11 April 2010

Resolution on Xenophobia and Discrimination in Europe, adopted by FIDH 37th Congress in Yerevan


Resolution on Xenophobia and Discrimination in Europe



Presented by the Ligue Française des droits de l’Homme (LDH)

Meeting at its Congress in Yerevan from April 9 to 11, 2010, FIDH wishes to express its deep concern at the banalisation in Europe of political speeches and attitudes that are increasingly xenophobic and discriminatory.

The constant tightening of the laws on entry and residence of foreigners and the introduction into the political programmes, rather than migration policy measures, of measures which directly affect the rights of non-European nationals have resulted in manifestations of violence and situations of segregation, both unbearable.

This rejection extends to those who are described as Foreigners, even when they hold European nationality, because of their religious affiliation to Islam, which has become a basis for discriminatory practices, or even of discriminatory laws.

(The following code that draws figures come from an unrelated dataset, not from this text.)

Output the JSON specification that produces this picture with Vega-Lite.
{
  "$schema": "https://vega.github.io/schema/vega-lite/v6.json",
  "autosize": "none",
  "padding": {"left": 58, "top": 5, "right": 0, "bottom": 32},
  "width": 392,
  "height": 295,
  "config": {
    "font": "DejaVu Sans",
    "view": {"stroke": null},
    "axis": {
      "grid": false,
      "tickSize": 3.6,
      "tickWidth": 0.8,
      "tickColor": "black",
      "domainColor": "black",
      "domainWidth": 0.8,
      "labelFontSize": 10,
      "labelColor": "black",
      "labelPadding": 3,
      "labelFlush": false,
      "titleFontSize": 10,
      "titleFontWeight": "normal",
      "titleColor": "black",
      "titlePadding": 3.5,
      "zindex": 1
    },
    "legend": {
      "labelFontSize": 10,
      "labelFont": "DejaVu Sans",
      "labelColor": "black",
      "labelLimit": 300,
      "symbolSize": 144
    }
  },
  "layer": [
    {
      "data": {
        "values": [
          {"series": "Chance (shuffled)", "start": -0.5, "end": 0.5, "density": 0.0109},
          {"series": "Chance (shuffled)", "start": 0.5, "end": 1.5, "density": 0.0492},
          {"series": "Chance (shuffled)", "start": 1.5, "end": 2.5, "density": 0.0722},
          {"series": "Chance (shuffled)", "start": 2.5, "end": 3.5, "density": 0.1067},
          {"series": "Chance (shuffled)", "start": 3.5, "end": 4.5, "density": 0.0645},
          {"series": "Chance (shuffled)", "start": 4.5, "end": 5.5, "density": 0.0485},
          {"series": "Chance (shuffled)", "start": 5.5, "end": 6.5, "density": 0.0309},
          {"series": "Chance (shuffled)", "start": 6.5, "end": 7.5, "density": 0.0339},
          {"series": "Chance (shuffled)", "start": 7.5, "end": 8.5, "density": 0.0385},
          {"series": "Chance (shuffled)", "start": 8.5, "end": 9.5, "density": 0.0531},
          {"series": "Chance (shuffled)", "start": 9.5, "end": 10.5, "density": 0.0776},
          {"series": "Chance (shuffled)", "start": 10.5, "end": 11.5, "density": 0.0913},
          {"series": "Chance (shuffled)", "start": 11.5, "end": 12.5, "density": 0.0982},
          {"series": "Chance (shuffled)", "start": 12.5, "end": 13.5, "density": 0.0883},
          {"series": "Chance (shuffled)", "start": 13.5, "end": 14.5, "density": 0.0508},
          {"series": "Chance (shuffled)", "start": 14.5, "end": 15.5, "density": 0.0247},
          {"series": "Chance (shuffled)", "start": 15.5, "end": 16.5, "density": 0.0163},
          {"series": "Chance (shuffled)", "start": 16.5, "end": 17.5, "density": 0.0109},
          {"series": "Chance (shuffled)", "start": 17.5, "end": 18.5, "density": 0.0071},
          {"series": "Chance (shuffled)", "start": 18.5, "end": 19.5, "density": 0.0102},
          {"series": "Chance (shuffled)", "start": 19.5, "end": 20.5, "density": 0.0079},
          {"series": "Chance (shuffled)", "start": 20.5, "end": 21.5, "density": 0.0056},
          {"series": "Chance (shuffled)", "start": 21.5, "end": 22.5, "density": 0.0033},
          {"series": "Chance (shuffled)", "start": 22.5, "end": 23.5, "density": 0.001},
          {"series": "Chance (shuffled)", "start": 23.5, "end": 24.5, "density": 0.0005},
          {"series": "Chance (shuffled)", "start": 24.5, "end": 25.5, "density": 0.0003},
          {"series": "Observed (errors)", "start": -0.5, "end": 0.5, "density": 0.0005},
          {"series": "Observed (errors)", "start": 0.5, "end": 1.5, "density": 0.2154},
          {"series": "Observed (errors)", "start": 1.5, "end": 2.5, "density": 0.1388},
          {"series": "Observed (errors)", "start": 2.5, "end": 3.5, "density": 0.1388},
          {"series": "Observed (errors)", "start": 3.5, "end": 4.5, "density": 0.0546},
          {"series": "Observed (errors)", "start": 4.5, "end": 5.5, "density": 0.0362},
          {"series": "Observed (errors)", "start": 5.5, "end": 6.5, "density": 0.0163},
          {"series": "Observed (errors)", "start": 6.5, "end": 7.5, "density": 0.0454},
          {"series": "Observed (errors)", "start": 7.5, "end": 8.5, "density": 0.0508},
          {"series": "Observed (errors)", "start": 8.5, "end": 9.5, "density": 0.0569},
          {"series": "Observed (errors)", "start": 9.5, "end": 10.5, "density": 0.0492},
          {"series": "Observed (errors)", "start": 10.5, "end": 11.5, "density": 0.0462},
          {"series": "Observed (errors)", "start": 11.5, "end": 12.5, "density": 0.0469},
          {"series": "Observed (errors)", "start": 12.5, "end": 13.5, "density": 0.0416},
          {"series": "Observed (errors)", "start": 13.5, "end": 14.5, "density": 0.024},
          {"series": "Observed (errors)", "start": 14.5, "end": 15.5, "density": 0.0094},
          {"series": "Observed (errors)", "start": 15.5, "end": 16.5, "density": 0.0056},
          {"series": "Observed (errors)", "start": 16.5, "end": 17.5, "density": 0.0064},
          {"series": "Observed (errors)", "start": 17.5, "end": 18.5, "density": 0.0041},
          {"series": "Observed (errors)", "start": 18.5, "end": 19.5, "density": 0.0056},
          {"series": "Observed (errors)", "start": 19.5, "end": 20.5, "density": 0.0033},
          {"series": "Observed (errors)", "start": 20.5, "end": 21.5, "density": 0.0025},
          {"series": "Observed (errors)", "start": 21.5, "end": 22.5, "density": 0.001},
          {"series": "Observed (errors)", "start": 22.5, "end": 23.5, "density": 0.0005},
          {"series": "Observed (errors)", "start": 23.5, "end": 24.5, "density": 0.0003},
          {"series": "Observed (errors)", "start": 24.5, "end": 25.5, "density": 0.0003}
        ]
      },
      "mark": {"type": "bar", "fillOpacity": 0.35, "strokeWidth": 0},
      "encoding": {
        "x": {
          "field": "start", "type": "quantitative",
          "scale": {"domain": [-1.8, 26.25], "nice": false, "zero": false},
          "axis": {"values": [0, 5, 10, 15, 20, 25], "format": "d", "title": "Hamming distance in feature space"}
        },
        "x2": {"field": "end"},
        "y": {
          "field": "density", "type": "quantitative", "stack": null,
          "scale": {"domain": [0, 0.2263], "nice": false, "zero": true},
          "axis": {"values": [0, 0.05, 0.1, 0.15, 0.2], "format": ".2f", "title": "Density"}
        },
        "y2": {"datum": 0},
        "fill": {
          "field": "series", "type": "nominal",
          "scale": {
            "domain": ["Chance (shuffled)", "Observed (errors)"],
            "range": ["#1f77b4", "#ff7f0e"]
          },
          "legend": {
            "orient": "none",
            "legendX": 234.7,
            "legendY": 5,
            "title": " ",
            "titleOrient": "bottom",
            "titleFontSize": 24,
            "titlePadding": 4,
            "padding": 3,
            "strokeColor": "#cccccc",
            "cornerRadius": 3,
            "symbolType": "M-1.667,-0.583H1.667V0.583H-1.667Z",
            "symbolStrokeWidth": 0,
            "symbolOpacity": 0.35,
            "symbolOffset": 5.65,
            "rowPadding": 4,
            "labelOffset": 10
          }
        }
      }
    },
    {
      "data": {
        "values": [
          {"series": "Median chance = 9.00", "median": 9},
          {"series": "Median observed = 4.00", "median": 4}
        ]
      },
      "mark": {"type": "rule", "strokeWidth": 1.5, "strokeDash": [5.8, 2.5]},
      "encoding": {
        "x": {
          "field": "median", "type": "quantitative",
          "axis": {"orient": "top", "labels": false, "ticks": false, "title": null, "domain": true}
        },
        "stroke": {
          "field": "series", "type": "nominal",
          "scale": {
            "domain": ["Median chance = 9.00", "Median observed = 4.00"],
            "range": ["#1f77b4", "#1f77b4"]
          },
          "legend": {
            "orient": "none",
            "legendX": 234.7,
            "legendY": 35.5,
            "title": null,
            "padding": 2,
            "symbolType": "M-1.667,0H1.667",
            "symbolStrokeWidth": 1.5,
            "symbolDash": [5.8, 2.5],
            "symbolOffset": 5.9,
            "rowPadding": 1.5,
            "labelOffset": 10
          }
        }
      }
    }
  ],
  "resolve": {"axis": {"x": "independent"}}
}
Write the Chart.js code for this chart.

Such laws have been adopted in Switzerland, or are still at the drafting stage, as in France and Belgium.

Islam is a religion rooted in European societies, and one cannot make Muslims second-class citizens, victims of hidden or avowed discrimination under various pretexts.

The 37th Congress of FIDH wishes to reiterate that the principle of freedom of conscience implies the freedom to believe or not, or to change belief and publicly express ones convictions; the only admissible limits are those which are essential for the proper functioning of a democratic society.

It is the responsibility of public authorities to devise democratic management of the growing diversity of European societies by guaranteeing equal treatment between religions historically established and the new cults.

Islam in Europe should, in turn, learn to live within a cultural and religious

pluralism largely marked by the increasing secularization of societies and to live by its own pluralism and confrontation to renewed theological questions, by the very fact of life in the diaspora.

It is also the responsibility of public authorities and civil societies to meet the challenge of the highly political struggle against all forms of discrimination and to take action in favour of social, economic and cultural promotion of populations that remain today largely excluded.

It is not acceptable to instrumentalise tens of millions of people, just because they are Muslim, to score political gains in the context of recurrent elections.

The only tool to fight inequalities and discrimination is the constant reference to international human rights law, in that it guarantees the principles of liberty, equality, including gender, and respect for individuals’ dignity.